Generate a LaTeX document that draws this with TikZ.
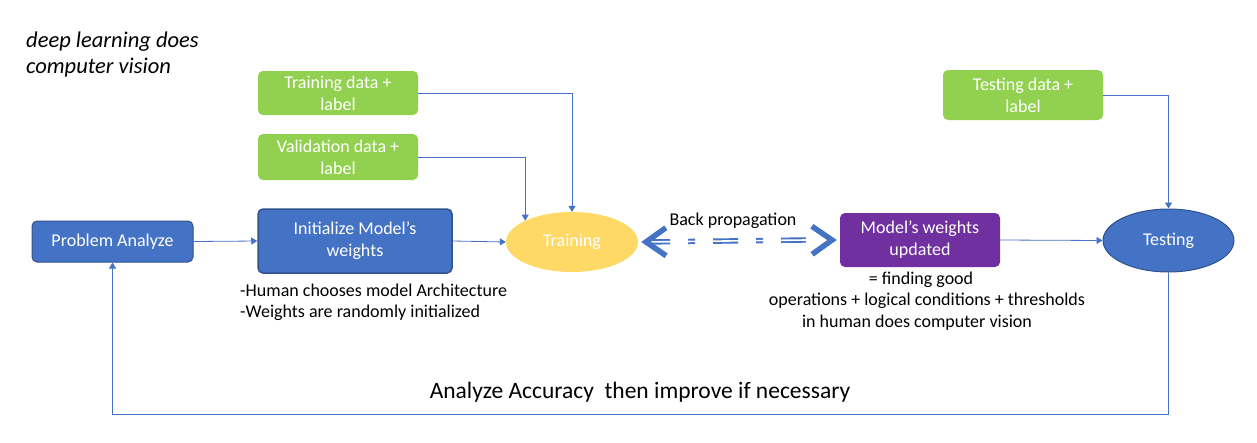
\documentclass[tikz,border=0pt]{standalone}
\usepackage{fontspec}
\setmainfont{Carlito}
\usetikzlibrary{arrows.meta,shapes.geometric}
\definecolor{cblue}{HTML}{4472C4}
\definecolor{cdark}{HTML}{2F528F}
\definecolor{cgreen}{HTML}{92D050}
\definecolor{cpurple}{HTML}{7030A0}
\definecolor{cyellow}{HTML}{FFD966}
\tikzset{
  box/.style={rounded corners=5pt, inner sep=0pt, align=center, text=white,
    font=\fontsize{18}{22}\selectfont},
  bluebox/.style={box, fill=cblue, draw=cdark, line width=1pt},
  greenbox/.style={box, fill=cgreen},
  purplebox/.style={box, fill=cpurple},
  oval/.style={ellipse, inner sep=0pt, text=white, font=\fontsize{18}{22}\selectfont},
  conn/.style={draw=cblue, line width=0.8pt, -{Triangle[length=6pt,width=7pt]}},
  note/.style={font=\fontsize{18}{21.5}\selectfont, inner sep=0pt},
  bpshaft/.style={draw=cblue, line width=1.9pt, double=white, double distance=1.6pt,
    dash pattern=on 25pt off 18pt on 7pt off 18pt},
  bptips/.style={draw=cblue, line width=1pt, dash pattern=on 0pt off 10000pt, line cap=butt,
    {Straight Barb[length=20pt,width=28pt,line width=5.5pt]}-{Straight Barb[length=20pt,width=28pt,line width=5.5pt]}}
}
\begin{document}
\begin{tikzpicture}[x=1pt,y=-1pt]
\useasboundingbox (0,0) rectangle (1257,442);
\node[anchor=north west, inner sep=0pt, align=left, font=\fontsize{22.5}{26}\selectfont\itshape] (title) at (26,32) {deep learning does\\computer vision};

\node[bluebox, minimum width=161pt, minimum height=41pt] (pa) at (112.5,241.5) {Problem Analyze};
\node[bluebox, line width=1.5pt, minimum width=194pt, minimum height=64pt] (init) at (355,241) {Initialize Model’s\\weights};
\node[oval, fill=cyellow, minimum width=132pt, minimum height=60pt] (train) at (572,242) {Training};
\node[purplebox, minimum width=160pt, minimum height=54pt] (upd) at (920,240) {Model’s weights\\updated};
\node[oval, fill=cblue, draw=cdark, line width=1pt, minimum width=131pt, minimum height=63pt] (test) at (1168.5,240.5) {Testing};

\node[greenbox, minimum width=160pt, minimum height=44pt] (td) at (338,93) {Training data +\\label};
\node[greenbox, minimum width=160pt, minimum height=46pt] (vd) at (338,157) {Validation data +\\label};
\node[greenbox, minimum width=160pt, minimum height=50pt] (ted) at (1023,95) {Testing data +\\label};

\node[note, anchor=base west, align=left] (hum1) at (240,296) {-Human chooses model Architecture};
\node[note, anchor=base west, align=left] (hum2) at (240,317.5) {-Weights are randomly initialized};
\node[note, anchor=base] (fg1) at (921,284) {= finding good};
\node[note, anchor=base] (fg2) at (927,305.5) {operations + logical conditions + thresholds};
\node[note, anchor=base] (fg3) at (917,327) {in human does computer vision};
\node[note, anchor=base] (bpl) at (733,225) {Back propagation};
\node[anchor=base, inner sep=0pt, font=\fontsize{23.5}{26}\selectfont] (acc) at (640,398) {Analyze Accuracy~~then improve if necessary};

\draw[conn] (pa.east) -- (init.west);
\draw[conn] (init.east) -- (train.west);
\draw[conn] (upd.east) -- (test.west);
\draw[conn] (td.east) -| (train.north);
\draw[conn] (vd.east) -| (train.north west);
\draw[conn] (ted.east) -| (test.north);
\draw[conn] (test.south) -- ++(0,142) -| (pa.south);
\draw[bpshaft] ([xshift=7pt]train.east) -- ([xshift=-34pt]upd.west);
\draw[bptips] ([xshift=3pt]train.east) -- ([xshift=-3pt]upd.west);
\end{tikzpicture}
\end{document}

- - -

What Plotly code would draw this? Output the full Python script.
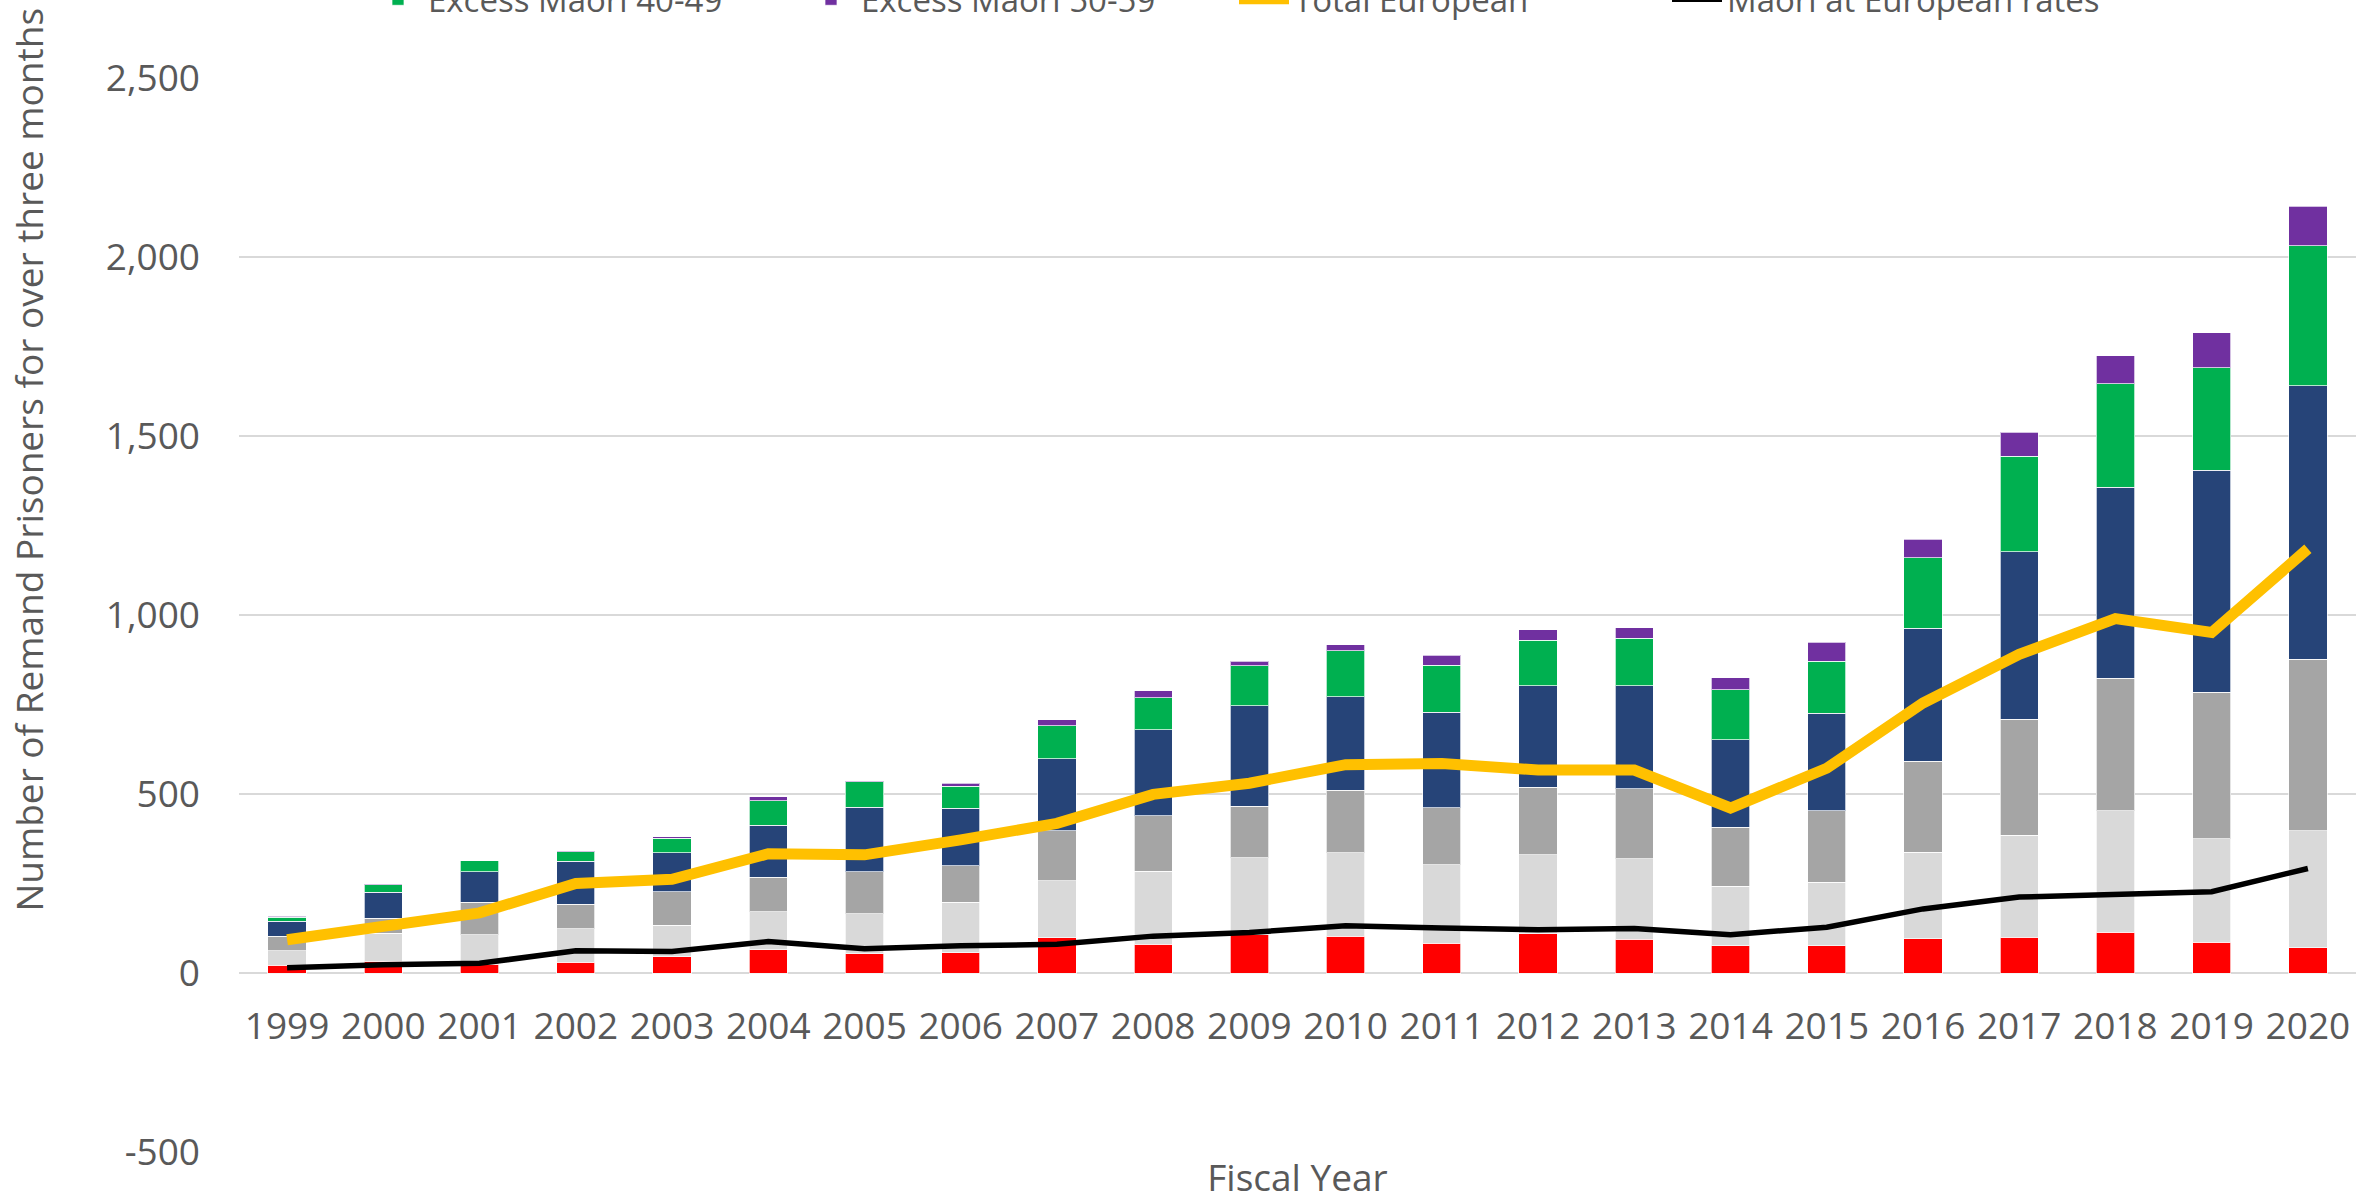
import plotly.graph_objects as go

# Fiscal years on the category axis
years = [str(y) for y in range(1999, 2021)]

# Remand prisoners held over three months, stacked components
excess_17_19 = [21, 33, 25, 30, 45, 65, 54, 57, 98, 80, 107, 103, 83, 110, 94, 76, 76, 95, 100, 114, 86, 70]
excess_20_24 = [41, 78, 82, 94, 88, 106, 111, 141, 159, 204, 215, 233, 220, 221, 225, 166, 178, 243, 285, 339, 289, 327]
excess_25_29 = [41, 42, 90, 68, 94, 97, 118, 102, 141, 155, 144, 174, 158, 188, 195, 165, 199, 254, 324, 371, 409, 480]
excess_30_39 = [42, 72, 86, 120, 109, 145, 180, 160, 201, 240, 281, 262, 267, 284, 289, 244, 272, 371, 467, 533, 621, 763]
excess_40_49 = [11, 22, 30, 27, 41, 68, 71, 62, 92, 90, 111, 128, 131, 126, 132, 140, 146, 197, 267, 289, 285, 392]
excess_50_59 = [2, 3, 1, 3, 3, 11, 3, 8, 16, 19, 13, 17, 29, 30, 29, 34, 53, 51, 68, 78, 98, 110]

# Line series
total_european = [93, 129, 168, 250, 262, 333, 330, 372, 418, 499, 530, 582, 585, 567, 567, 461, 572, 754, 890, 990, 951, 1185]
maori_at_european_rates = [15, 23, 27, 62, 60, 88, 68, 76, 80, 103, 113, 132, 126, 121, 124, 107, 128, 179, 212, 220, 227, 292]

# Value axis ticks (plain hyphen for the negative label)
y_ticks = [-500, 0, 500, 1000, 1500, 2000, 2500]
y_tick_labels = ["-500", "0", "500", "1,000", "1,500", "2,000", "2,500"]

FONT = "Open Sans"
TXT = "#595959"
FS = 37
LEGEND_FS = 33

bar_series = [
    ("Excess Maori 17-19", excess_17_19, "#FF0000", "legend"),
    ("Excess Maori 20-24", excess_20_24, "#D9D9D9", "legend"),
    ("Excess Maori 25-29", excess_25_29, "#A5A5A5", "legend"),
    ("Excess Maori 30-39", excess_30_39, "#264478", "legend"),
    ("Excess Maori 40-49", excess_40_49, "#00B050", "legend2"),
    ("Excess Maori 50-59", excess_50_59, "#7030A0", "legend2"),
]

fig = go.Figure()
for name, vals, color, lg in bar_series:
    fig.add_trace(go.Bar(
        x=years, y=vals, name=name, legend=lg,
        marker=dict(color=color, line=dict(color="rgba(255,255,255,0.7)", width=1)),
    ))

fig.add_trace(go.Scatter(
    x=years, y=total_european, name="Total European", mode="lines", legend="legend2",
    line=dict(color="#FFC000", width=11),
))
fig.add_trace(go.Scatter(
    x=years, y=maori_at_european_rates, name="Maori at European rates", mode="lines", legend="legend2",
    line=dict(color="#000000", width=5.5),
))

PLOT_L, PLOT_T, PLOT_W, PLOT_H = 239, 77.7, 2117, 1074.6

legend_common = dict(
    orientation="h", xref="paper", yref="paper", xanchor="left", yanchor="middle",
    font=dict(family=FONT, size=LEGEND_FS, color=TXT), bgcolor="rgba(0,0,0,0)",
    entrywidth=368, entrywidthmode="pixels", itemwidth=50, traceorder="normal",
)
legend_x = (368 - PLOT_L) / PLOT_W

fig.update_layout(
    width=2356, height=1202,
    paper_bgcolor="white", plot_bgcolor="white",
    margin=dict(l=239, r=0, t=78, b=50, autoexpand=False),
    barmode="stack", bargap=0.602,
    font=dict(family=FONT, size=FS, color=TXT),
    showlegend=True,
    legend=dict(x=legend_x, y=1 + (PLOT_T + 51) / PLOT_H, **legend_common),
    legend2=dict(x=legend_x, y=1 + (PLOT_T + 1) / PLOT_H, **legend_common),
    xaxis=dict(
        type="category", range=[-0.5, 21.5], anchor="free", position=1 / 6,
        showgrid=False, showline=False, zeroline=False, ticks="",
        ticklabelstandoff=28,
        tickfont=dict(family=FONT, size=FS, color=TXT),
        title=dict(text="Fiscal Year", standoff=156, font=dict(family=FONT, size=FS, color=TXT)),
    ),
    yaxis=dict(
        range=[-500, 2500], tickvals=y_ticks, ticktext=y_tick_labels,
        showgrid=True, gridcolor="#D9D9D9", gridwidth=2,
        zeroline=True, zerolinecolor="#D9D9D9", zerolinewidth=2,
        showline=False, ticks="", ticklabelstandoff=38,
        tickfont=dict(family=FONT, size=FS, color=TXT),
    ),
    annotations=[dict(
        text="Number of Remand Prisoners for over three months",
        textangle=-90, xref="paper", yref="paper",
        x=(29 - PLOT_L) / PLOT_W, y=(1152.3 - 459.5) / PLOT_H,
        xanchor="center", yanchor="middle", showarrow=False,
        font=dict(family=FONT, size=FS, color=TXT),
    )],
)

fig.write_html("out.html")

- - -

INSTRUCTION:
Print out, exactly and with nothing added, the lines starting at the line holding "Generate a LaTeX" and ending at the line holding "(title) at (26,32)", minus any pictures.

EXERCISE ANSWER:
Generate a LaTeX document that draws this with TikZ.
\documentclass[tikz,border=0pt]{standalone}
\usepackage{fontspec}
\setmainfont{Carlito}
\usetikzlibrary{arrows.meta,shapes.geometric}
\definecolor{cblue}{HTML}{4472C4}
\definecolor{cdark}{HTML}{2F528F}
\definecolor{cgreen}{HTML}{92D050}
\definecolor{cpurple}{HTML}{7030A0}
\definecolor{cyellow}{HTML}{FFD966}
\tikzset{
  box/.style={rounded corners=5pt, inner sep=0pt, align=center, text=white,
    font=\fontsize{18}{22}\selectfont},
  bluebox/.style={box, fill=cblue, draw=cdark, line width=1pt},
  greenbox/.style={box, fill=cgreen},
  purplebox/.style={box, fill=cpurple},
  oval/.style={ellipse, inner sep=0pt, text=white, font=\fontsize{18}{22}\selectfont},
  conn/.style={draw=cblue, line width=0.8pt, -{Triangle[length=6pt,width=7pt]}},
  note/.style={font=\fontsize{18}{21.5}\selectfont, inner sep=0pt},
  bpshaft/.style={draw=cblue, line width=1.9pt, double=white, double distance=1.6pt,
    dash pattern=on 25pt off 18pt on 7pt off 18pt},
  bptips/.style={draw=cblue, line width=1pt, dash pattern=on 0pt off 10000pt, line cap=butt,
    {Straight Barb[length=20pt,width=28pt,line width=5.5pt]}-{Straight Barb[length=20pt,width=28pt,line width=5.5pt]}}
}
\begin{document}
\begin{tikzpicture}[x=1pt,y=-1pt]
\useasboundingbox (0,0) rectangle (1257,442);
\node[anchor=north west, inner sep=0pt, align=left, font=\fontsize{22.5}{26}\selectfont\itshape] (title) at (26,32) {deep learning does\\computer vision};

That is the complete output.